Matter of fact, in my teams we’re simplifying our many-service architecture to a smaller set of carefully combined services. Note: services are not going anywhere, they are just getting a little less…micro. We are still working to decompose our shared monolithic e-commerce database by defining ownership boundaries around business capabilities
When combining services is not really an option, creating packaged libraries for common functionality and pushing them up to a central package registry for easier reuse, is the next best thing.
Developer ergonomics will crater
Yep! For new joiners in a team, even with all the support, guidance and onboarding, knowing the whole landscape can be quite daunting. And yes, over time you tend to start building a solid mental model and you can find the exact line of code in the exact service that lies on the critical path with a 2 minute Github search, but it still can be a long time before that happens.
Not to mention the time wasted just trying to get a service that doesn’t get changed often, to run and working on an engineer’s machine because people forget things they don’t look at and the environment also changes.
But once again, having a monolith doesn’t make it magically easier, especially if the monolith is sufficiently large. I would still need to make sure all the configuration for all the modules, is set up to bring up the system locally regardless of whether or not I need to touch that part of the system. With separate services, you only pay that cost for the module that you need to work on. Of course a lot depends on how the monolith is designed.
Integration tests – LOL
Yeah, kind of! But I would challenge this by saying that meaningful and fast integration testing in any sizeable organisation (think 40 different domains and 500+ engineers) long left the building. Integration testing though useful shouldn’t be the only way we test our code, monolith or microservices, because unless you are building your own payment gateway or geocoding platform, even your monolith will have external dependencies. You can forget about being able to do reliable and fast integration testing.
I would hate to see your testing code if the only tests you ever have are opaque integration tests with complicated dependency setup. How would one even reason about those tests? And if I can’t reason about them I would probably disable them or remove them or they’d get flaky overtime, in which case I’d have even less confidence to deploy changes. Having said that, the more dependencies you have (e.g. with microservices) the harder integration testing becomes but the same is true with “the more integration tests you have the harder it can be to maintain those tests”.
“observability” is the new “debugging in production”
Observability as a practice is not restricted to microservices or monoliths.
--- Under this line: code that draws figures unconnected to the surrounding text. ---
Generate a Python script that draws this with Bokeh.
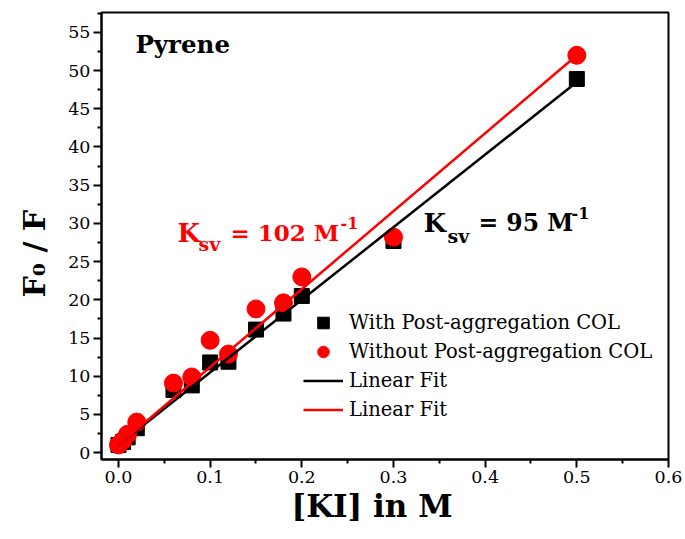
from bokeh.plotting import figure
from bokeh.models import (FixedTicker, NumeralTickFormatter, Legend, LegendItem,
                          Label, Range1d, Title)
from bokeh.embed import file_html
from bokeh.resources import INLINE

# ---- data ----
ki_conc = [0.0, 0.005, 0.01, 0.02, 0.06, 0.08, 0.10, 0.12, 0.15, 0.18, 0.20, 0.30, 0.50]
with_col = [1.0, 1.4, 2.0, 3.2, 8.2, 8.8, 11.8, 11.9, 16.1, 18.2, 20.5, 27.7, 48.9]
without_col = [1.0, 1.6, 2.4, 4.0, 9.1, 9.9, 14.7, 12.9, 18.8, 19.6, 23.0, 28.2, 52.0]

fit_x = [0.0, 0.5]
ksv_with = 95.0
ksv_without = 102.0
fit_intercept = 1.0
fit_with = [fit_intercept + ksv_with * x for x in fit_x]
fit_without = [fit_intercept + ksv_without * x for x in fit_x]

x_ticks = [0.0, 0.1, 0.2, 0.3, 0.4, 0.5, 0.6]
x_minor = [0.05, 0.15, 0.25, 0.35, 0.45, 0.55]
y_ticks = list(range(0, 60, 5))
y_minor = [2.5 + 5 * i for i in range(12)]

SERIF = "DejaVu Serif"
RED = "#FF0000"

p = figure(width=685, height=539, output_backend="svg", toolbar_location=None,
           x_range=Range1d(-0.0185, 0.6), y_range=Range1d(-0.9, 57.6),
           min_border_left=101, min_border_right=17, min_border_top=12,
           min_border_bottom=80)
p.grid.visible = False
p.outline_line_color = "black"
p.outline_line_width = 2
p.background_fill_color = "white"
p.border_fill_color = "white"

sq = p.scatter(ki_conc, with_col, marker="square", size=15, color="black")
ci = p.scatter(ki_conc, without_col, marker="circle", size=18, color=RED)
l1 = p.line(fit_x, fit_with, line_color="black", line_width=2.5)
l2 = p.line(fit_x, fit_without, line_color=RED, line_width=2.5)

for ax in (p.xaxis[0], p.yaxis[0]):
    ax.axis_line_width = 2
    ax.major_tick_line_width = 2
    ax.minor_tick_line_width = 2
    ax.major_tick_out = 8
    ax.major_tick_in = 0
    ax.minor_tick_out = 4
    ax.minor_tick_in = 0
    ax.major_label_text_font = SERIF
    ax.major_label_text_font_size = "17.5px"
    ax.major_label_text_color = "black"
    ax.major_label_standoff = 3

p.xaxis[0].ticker = FixedTicker(ticks=x_ticks, minor_ticks=x_minor)
p.xaxis[0].formatter = NumeralTickFormatter(format="0.0")
p.yaxis[0].ticker = FixedTicker(ticks=y_ticks, minor_ticks=y_minor)

# axis titles as side-panel titles so they can be nudged like the reference
p.add_layout(Title(text="[KI] in M", align="left", offset=190, standoff=0,
                   text_font=SERIF, text_font_style="bold", text_font_size="31px",
                   text_color="black"), "below")
p.add_layout(Title(text="F\u2080 / F", align="left", offset=162, standoff=27,
                   text_font=SERIF, text_font_style="bold", text_font_size="30px",
                   text_color="black"), "left")

legend = Legend(items=[
    LegendItem(label="With Post-aggregation COL", renderers=[sq]),
    LegendItem(label="Without Post-aggregation COL", renderers=[ci]),
    LegendItem(label="Linear Fit", renderers=[l1]),
    LegendItem(label="Linear Fit", renderers=[l2]),
], location=(202, 35), border_line_alpha=0, background_fill_alpha=0,
    padding=0, margin=0, spacing=0, glyph_width=40, glyph_height=29,
    label_height=20, label_standoff=6, label_text_font=SERIF,
    label_text_font_size="19.5px", label_text_color="black")
p.add_layout(legend, "center")

# ---- annotations ----
p.add_layout(Label(x=0.0185, y=53.4, text="Pyrene", text_font=SERIF,
                   text_font_style="bold", text_font_size="24.5px",
                   text_color="black", text_baseline="alphabetic"))

def ksv_label(xk, yk, xs, ys, xe, ye, xp, yp, eq, color, eq_size):
    p.add_layout(Label(x=xk, y=yk, text="K", text_font=SERIF, text_font_style="bold",
                       text_font_size="26px", text_color=color, text_baseline="alphabetic"))
    p.add_layout(Label(x=xs, y=ys, text="sv", text_font=SERIF, text_font_style="bold",
                       text_font_size="19px", text_color=color, text_baseline="alphabetic"))
    p.add_layout(Label(x=xe, y=ye, text=eq, text_font=SERIF, text_font_style="bold",
                       text_font_size=eq_size, text_color=color, text_baseline="alphabetic"))
    p.add_layout(Label(x=xp, y=yp, text="-1", text_font=SERIF, text_font_style="bold",
                       text_font_size="16px", text_color=color, text_baseline="alphabetic"))

ksv_label(0.0644, 28.8, 0.0873, 27.36, 0.1222, 28.8, 0.2422, 30.1,
          "= %d M" % int(ksv_without), RED, "23px")
ksv_label(0.3327, 30.1, 0.3589, 28.4, 0.3927, 30.1, 0.4942, 31.4,
          "= %d M" % int(ksv_with), "black", "23.5px")

open("out.html", "w").write(file_html(p, INLINE))
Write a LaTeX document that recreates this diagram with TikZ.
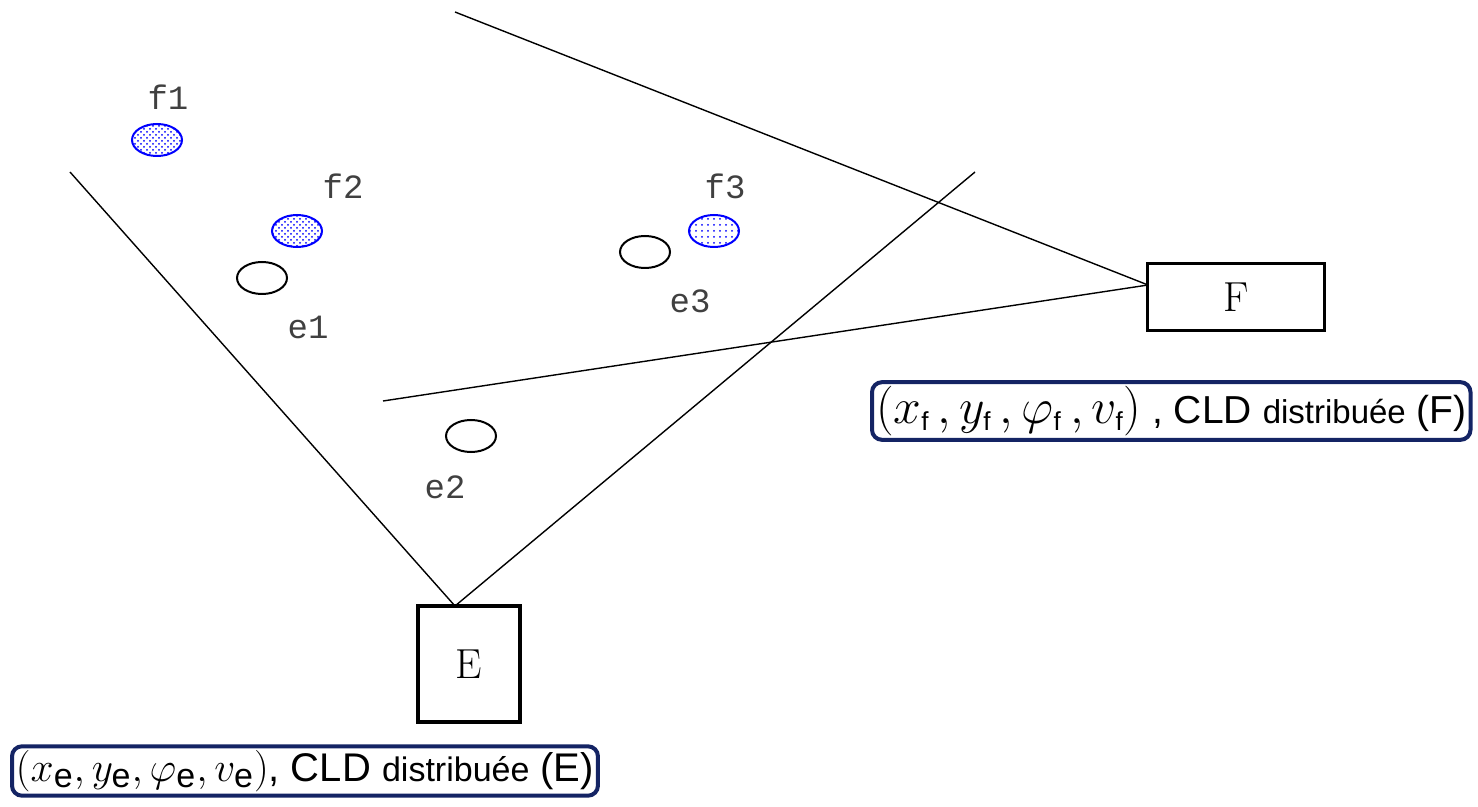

Its just a sensible thing to want to do to get visibility into what the system is doing and how is it performing over time. It is essential for debugging production systems (mono or micro). You can’t step-thru debug code in production (though I have done it in past with Visual Studio Remote Debugging feature, back then it wasn’t a nice experience). Even if you could debug that way, the problem may not always be replicable in production because the environment is not 100% predictable and that’s why I rely on logs and metrics to observe the system performance over time and create a direction for my debugging or understand its rhythm.
No integration test can give you the profile over time that good monitoring does, because integration tests are a snapshot in time. Production is where the software is really tested, so yes I do want good observability in order to understand my system and troubleshoot it effectively.
What about just “services”?
Just because an org might not be planet scale doesn’t mean they can’t benefit from decomposing large systems into smaller ones to gain autonomy and resilience.
What an organisation should invest in is identifying how value flows through it, what people are empowered to and have the capability to, make decisions and draw contextual boundaries around those groups. Creating a stable platform that minimises reinventing the wheel, is also crucial as the org grows otherwise the amount of rework/grunt work across multiple services alone will be a drag and they will be writing about how microservices failed them.
The ideas in Team Topologies book talk about this kind of org design that allows a better implementation of Conway’s Law. Domain Driven Design talks about bounded contexts that create these relatively autonomous zones within an organisation that are coupled loosely from a functional and technical perspective.
Focusing on flow of value and organisation design should result in sensibly sized services that are driven by domain boundaries instead of technical wet dreaming. Micro, nano, pico or…mega…is irrelevant, because any change in the service granularity will/should be triggered by changes to the business value flow it delivers so a service should be as big as it needs to be. Splitting services for its own sake or combining services for its own sake (because you drank too much of the “nothing wrong with monolith” kool-aid), is ill-informed and cargo-culting. That’s a sure fire way to the madness the author is talking about.
This needs its own post (or ten) so I will leave a cop-out list of other buzzwords to consider:
N.B. Initial boundaries you will draw will probably be wrong, so be prepared to revisit and refactor them. You don’t want to stick with ineffective boundaries for too long.
- Many-service architecture (I am not calling it microservices anymore), is definitely a scaling and optimisation pattern that shouldn’t be applied haphazardly or lightly just because you think it puts you in the cool kid category. It does add complexity because of many moving parts, increases the failure modes to consider and might even negatively impact the system performance
- Pay attention to business capabilities and ownership boundaries (i.e. bounded contexts) by identifying flow of value in the org
- Create services in correspondence to the bounded contexts and be prepared to redraw the boundaries and rearchitect both ways, that is:
- If you do this due diligence then you can even design a modular monolith to start with and split when actually needed, and
- Armed with those insights you can even combine multiple services into fewer to align better with the contextual boundaries.
- Sometimes team reorganisation can cause reallocation of capabilities across portfolios, if you have a scruffy monolith then splitting out services to hand over might be harder than if you already had services.
- You cannot have a loosely coupled services architecture if you are still sharing the monolithic database. If you are carving out services from the monolith, also take your data with you. Shared databases start out innocently enough when the org is small and simple but they are like bear cubs, eventually they get bigger, scarier, teethier and then they are no fun. Make breaking the monolithic database up a part of your engineering strategy
- The organisation needs to have or be willing to build, a certain level of engineering maturity and leadership to execute a successful many service architecture evolution that is built on top of a stable platform
- Thoughtlessly designed monolith is just as bad as thoughtlessly designed microservices.